**STATED GOAL**
Under this line sits a listing. Repeat exactly and only its lines from the one holding "Give me the matplotlib source for this chart." through the one holding "from matplotlib.ticker import MultipleLocator"; skip pictures.

**INPUT RECORDS**
--- start ---

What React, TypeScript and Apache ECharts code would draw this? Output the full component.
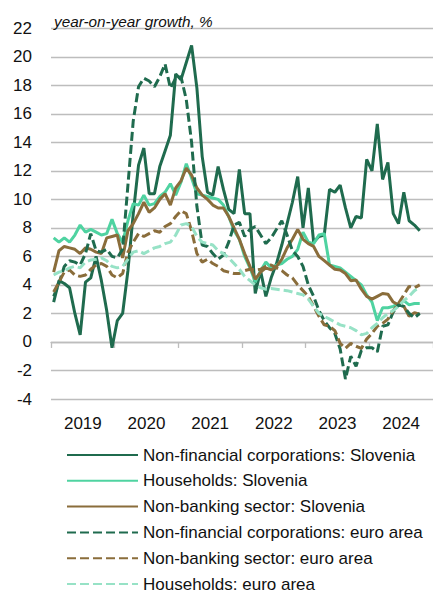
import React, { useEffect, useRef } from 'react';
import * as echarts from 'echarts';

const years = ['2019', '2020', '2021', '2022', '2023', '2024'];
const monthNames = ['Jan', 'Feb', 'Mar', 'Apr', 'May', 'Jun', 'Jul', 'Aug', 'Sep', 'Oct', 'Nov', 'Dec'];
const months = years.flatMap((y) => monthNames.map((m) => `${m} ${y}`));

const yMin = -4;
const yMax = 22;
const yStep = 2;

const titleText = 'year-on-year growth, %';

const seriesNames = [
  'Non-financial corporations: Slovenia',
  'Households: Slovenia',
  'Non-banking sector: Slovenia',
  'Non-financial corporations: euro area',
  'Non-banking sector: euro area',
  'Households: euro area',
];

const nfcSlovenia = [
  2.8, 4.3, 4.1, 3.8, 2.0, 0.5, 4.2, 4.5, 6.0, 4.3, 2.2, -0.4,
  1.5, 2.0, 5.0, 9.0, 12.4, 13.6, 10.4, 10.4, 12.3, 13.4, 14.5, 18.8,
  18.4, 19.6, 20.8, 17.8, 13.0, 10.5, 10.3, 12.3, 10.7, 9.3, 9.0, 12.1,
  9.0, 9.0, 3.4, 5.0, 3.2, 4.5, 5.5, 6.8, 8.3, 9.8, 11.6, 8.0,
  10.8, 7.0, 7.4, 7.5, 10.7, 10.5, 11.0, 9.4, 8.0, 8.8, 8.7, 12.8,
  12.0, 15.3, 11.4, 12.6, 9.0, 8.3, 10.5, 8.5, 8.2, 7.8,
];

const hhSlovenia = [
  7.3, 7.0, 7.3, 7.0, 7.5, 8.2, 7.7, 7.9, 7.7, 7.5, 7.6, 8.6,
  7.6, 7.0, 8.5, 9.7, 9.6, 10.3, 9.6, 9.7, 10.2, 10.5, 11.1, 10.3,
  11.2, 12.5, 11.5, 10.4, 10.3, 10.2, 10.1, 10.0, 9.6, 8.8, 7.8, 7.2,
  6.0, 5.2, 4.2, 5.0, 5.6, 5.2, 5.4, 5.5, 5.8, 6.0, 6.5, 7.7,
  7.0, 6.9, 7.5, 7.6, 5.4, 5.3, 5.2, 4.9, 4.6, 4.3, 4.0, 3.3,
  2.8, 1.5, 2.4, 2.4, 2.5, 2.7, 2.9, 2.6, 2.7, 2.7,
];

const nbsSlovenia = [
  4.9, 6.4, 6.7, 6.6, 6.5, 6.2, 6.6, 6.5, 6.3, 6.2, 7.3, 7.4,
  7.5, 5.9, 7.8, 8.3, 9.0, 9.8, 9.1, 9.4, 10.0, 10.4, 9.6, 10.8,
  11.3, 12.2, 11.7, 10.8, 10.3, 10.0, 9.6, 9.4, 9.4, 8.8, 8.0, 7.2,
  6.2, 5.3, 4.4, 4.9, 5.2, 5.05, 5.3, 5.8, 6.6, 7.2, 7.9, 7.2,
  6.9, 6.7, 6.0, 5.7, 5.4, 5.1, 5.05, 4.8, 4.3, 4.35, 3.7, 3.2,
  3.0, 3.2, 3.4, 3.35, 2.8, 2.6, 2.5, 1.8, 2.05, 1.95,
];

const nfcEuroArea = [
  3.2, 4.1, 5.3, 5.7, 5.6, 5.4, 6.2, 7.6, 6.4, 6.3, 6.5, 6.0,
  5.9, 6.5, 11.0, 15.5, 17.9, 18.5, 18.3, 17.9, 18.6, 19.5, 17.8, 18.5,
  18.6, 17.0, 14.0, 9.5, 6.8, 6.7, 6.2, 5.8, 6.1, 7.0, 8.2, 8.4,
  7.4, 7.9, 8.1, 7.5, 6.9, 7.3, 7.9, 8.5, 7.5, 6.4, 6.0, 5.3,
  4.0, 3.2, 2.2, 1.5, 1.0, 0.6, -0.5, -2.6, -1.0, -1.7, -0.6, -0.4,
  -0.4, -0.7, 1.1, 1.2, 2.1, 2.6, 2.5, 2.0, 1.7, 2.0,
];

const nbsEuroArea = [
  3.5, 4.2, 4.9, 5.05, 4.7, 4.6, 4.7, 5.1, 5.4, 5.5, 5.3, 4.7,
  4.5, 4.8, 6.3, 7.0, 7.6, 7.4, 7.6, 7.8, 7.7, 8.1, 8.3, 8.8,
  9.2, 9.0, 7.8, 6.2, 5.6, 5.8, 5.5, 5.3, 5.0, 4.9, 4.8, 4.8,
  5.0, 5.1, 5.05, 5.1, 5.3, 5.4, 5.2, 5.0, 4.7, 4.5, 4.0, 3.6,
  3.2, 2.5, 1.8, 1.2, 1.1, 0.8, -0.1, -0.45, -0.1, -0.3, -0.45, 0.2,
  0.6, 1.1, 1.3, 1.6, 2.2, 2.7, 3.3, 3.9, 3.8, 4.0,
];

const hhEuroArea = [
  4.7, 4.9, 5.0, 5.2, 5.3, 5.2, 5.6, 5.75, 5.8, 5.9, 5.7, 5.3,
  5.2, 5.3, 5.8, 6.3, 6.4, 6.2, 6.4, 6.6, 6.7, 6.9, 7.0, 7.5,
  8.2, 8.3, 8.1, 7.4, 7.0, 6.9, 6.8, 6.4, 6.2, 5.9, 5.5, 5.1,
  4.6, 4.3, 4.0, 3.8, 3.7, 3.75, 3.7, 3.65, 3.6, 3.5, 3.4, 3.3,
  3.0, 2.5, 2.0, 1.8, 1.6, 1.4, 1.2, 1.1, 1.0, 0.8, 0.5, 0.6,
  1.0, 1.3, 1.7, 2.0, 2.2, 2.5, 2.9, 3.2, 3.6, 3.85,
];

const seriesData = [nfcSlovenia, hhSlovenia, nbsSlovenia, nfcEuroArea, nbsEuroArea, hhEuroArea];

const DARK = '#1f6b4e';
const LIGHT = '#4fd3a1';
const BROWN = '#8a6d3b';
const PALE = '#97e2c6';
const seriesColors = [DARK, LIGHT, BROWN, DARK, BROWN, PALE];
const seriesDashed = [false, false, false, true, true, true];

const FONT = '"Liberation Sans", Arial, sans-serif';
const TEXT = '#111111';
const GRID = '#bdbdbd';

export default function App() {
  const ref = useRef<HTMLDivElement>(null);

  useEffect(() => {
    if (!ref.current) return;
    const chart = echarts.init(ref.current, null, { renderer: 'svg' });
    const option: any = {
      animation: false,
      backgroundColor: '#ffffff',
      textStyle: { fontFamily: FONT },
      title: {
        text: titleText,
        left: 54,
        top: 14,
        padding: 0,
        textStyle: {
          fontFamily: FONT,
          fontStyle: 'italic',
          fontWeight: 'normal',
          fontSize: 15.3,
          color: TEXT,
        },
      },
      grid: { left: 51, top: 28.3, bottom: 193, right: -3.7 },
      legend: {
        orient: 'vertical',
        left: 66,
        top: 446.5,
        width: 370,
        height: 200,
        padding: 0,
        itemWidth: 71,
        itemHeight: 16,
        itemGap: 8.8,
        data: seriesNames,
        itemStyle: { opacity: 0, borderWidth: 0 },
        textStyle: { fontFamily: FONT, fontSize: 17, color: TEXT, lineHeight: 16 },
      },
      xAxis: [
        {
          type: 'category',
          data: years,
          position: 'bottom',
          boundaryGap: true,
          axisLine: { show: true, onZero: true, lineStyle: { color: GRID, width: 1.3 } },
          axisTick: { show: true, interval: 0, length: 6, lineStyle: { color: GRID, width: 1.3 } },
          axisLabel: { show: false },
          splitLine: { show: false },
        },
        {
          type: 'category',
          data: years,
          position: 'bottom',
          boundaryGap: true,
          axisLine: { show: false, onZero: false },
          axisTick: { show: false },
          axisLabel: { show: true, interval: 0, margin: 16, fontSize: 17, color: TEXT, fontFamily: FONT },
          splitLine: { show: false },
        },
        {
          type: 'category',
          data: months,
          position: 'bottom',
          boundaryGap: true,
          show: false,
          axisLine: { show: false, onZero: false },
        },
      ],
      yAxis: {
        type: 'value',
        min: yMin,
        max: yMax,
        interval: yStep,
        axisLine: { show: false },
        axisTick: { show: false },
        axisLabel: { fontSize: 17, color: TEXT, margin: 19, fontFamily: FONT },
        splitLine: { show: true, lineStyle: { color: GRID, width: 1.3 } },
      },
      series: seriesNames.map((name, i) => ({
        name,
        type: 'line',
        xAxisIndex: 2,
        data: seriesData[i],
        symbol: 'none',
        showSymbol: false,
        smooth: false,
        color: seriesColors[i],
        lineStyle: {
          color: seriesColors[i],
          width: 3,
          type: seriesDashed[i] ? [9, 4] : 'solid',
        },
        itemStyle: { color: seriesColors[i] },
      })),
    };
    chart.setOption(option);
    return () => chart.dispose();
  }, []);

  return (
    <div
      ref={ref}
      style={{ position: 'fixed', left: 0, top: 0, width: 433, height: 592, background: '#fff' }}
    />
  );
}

--- end ---
--- start ---

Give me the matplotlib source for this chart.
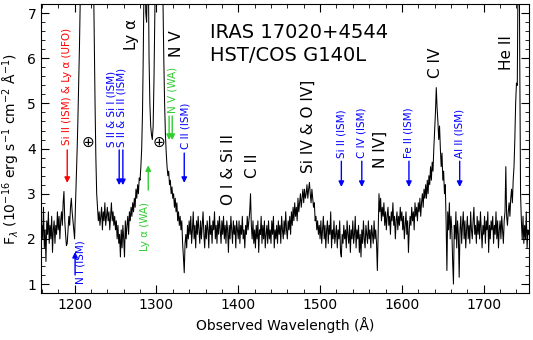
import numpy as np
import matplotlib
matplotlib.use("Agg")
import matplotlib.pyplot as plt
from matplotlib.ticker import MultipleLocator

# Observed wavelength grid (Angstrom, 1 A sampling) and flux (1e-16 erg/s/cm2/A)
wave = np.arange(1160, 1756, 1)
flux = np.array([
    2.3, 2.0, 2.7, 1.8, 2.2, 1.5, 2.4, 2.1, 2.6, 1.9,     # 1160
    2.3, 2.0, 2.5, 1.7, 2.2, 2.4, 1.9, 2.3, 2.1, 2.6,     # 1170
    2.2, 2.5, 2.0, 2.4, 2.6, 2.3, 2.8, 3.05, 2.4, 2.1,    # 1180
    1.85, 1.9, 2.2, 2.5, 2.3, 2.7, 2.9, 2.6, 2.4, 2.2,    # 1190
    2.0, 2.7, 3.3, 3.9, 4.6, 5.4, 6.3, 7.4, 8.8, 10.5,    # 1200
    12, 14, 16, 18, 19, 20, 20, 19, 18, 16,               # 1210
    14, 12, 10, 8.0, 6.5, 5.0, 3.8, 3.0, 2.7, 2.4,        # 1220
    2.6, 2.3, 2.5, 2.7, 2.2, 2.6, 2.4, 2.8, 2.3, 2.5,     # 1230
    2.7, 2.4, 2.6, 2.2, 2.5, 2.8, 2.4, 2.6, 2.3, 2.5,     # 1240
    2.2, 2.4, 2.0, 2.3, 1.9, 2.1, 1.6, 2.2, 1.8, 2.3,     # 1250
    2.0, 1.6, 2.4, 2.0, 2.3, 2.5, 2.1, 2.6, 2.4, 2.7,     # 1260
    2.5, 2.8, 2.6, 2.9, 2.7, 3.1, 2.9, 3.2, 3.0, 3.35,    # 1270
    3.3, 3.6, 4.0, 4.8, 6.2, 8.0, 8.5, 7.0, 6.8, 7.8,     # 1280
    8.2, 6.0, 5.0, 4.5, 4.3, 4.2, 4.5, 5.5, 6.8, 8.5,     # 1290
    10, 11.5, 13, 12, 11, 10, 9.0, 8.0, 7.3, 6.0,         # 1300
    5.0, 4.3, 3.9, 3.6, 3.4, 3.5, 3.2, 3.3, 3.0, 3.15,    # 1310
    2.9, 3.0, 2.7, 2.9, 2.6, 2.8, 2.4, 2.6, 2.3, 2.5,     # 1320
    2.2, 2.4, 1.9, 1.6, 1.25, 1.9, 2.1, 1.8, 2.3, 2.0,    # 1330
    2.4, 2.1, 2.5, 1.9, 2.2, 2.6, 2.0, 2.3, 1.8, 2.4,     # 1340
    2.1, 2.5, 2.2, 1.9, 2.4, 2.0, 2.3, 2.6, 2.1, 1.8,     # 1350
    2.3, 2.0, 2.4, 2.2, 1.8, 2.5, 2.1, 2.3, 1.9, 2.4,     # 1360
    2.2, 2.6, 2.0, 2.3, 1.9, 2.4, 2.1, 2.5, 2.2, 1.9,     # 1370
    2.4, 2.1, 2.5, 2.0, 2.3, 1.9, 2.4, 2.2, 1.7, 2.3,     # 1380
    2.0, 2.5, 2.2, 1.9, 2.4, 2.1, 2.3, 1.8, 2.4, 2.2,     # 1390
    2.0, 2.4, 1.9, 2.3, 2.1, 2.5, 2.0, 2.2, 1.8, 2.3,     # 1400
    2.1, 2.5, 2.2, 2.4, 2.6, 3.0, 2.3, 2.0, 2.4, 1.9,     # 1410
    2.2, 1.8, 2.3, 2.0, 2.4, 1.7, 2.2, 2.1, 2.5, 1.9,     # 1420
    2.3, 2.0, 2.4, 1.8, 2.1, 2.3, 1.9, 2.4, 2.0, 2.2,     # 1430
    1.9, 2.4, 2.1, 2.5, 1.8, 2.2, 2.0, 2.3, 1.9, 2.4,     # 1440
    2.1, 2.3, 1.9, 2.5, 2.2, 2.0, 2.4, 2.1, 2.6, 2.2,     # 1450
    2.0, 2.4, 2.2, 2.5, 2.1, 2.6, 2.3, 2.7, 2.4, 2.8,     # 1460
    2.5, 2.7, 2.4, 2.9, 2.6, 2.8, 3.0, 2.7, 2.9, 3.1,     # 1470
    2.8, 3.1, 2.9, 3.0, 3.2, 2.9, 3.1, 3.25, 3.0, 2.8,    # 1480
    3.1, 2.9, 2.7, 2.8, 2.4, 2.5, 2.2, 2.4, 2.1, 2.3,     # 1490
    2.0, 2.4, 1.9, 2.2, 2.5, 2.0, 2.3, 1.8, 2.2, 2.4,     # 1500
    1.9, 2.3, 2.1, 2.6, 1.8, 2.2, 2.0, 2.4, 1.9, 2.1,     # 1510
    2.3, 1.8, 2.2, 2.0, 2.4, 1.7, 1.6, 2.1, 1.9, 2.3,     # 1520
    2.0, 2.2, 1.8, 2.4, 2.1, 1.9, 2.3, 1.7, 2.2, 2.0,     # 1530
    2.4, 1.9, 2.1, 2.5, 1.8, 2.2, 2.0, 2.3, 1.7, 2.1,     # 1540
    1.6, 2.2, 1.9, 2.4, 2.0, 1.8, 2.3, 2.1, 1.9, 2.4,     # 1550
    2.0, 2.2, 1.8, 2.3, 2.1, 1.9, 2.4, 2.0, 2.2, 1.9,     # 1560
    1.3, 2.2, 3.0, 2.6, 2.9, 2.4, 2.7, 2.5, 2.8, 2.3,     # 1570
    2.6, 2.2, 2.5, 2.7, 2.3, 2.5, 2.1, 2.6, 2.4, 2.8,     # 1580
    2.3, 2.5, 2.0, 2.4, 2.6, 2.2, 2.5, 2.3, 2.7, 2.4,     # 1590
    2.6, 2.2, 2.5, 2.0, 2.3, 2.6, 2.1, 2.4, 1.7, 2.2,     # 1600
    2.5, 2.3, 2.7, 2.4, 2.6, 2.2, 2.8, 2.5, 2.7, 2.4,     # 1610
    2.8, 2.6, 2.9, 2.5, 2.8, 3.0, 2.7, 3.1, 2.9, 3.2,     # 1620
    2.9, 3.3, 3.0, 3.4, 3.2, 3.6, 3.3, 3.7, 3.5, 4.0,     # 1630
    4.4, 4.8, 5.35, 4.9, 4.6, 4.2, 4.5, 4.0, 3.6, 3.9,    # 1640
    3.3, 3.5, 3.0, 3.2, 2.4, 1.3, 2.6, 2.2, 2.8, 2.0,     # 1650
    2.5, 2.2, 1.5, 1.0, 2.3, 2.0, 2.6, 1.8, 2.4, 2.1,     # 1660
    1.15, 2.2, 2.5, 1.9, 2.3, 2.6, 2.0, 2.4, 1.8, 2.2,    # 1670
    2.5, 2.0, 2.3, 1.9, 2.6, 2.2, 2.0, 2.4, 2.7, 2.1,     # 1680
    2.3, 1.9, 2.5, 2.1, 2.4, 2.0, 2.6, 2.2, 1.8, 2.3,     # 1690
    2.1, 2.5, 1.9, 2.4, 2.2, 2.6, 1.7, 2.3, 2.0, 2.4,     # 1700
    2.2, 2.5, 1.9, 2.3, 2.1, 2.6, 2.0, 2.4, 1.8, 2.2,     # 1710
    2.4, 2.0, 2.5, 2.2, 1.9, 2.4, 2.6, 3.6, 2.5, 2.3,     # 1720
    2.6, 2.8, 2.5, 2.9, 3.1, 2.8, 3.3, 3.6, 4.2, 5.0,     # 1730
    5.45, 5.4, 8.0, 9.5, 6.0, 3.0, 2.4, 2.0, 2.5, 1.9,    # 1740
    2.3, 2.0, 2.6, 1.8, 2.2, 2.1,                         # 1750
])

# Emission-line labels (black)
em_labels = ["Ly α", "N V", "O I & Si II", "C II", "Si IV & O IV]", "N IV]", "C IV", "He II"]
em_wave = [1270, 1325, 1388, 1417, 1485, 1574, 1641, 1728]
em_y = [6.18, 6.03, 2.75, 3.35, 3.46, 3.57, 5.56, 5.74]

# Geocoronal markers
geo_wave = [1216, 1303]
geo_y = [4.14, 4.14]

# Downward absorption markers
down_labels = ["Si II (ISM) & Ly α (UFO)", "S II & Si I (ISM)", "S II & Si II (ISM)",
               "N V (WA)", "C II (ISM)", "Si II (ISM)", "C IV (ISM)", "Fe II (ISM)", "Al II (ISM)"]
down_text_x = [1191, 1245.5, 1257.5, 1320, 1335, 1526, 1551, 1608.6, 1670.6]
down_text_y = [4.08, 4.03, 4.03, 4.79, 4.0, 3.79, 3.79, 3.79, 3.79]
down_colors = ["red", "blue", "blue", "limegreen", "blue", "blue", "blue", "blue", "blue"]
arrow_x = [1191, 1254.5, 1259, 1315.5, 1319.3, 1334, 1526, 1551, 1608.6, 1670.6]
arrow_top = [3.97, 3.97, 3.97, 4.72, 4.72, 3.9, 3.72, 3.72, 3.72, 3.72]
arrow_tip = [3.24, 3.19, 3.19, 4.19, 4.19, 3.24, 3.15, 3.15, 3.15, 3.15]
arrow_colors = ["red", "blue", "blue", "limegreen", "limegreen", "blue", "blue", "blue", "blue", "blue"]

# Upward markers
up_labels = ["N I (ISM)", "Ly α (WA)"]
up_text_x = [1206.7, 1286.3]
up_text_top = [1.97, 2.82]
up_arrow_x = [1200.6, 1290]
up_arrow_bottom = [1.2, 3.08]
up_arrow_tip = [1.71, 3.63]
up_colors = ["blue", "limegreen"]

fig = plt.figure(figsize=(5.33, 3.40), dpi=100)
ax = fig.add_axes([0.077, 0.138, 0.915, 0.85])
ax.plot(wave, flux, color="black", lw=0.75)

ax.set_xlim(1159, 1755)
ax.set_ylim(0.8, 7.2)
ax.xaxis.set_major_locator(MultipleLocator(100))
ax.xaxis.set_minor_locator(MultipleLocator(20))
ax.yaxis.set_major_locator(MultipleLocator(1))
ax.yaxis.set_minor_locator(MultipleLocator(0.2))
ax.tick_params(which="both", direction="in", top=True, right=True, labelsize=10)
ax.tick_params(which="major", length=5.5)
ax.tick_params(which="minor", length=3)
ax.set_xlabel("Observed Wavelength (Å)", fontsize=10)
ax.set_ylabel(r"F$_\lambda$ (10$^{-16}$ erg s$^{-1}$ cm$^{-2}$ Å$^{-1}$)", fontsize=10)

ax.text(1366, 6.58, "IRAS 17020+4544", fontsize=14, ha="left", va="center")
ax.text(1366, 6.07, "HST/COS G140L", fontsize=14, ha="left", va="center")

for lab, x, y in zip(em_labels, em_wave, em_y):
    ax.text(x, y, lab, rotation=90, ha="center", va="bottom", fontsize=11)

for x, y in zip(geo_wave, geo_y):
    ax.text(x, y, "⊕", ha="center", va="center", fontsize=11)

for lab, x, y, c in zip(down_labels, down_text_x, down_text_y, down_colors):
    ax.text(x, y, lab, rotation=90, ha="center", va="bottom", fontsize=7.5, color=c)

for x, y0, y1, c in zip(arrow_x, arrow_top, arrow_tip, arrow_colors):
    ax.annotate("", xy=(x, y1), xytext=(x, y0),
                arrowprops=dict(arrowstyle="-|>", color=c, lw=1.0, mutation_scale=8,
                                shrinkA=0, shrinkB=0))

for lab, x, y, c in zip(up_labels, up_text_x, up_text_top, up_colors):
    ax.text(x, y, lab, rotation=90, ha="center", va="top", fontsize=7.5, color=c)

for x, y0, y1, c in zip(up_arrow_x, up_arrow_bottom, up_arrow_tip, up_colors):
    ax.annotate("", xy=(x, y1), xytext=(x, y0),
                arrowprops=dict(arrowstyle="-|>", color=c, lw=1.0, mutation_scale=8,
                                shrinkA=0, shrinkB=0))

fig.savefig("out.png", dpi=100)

--- end ---
--- start ---

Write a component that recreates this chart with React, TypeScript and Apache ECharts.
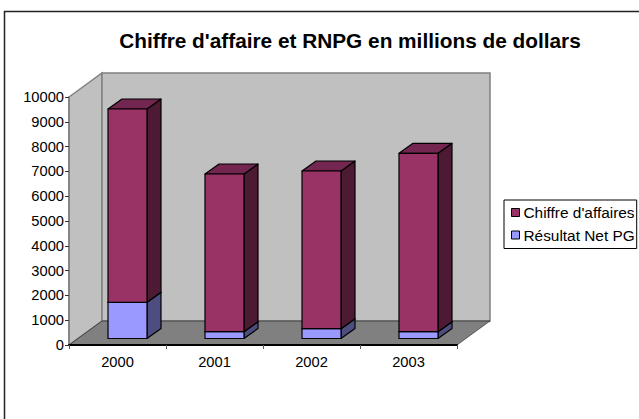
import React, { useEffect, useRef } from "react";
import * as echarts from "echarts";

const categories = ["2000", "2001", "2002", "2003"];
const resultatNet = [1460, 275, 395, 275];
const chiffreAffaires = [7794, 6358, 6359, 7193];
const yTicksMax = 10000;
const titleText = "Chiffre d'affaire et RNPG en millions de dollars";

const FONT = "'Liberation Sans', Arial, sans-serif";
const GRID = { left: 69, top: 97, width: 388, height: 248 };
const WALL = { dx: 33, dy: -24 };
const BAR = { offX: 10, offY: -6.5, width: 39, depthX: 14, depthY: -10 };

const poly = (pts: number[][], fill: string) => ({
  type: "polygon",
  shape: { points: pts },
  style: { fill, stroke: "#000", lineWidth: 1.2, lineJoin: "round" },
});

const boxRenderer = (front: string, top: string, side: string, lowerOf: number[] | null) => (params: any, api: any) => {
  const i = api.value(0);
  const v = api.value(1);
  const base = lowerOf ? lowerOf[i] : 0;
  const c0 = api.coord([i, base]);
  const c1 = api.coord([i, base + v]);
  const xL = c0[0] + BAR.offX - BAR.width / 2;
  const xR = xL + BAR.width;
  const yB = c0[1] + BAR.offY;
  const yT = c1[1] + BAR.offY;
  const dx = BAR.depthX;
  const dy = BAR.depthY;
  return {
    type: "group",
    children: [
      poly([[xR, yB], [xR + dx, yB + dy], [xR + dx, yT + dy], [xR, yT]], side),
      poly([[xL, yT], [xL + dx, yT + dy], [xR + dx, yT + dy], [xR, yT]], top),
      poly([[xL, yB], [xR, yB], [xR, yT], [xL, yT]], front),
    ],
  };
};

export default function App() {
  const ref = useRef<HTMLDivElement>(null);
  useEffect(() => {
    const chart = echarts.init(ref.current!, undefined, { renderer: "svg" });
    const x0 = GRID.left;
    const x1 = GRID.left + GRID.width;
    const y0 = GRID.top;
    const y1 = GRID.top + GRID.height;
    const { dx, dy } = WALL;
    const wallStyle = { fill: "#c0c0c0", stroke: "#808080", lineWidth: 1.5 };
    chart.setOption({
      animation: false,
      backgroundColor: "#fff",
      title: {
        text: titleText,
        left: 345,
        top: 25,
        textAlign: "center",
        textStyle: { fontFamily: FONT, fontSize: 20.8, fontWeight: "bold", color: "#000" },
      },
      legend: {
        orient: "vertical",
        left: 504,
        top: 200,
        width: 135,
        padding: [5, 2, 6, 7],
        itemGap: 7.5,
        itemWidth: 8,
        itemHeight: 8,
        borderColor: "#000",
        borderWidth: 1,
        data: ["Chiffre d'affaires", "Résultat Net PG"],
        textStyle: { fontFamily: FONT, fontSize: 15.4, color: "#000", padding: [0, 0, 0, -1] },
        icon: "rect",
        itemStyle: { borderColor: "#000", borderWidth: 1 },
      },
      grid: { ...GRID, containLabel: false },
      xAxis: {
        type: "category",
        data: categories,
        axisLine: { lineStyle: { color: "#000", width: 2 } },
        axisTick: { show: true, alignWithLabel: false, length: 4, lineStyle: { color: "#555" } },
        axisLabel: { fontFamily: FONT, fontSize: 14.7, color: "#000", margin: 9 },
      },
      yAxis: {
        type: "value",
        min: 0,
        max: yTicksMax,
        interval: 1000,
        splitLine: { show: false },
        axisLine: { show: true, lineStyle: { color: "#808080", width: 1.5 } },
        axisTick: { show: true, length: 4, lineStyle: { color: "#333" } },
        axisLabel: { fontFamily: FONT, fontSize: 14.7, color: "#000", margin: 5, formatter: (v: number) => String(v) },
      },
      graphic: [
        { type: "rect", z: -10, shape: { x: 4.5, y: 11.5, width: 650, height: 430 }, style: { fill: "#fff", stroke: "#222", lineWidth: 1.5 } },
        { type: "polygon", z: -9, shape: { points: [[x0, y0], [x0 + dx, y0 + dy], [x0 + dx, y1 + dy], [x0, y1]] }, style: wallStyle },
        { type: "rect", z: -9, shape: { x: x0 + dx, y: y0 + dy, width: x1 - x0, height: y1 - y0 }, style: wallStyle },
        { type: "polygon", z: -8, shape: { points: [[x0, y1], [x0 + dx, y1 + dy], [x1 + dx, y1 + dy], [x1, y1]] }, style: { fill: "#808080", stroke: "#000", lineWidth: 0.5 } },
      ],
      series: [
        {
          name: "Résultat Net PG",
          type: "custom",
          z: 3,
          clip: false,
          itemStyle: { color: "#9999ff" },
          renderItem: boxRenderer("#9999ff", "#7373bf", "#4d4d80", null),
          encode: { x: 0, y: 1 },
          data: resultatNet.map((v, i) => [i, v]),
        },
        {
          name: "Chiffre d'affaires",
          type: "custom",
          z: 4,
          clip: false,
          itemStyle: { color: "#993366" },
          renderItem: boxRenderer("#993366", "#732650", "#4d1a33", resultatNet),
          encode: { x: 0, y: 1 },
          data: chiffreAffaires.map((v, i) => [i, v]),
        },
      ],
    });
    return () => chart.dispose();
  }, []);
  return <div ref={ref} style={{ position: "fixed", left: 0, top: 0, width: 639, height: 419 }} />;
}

--- end ---

**FINAL RESULT**
Give me the matplotlib source for this chart.
import numpy as np
import matplotlib
matplotlib.use("Agg")
import matplotlib.pyplot as plt
from matplotlib.ticker import MultipleLocator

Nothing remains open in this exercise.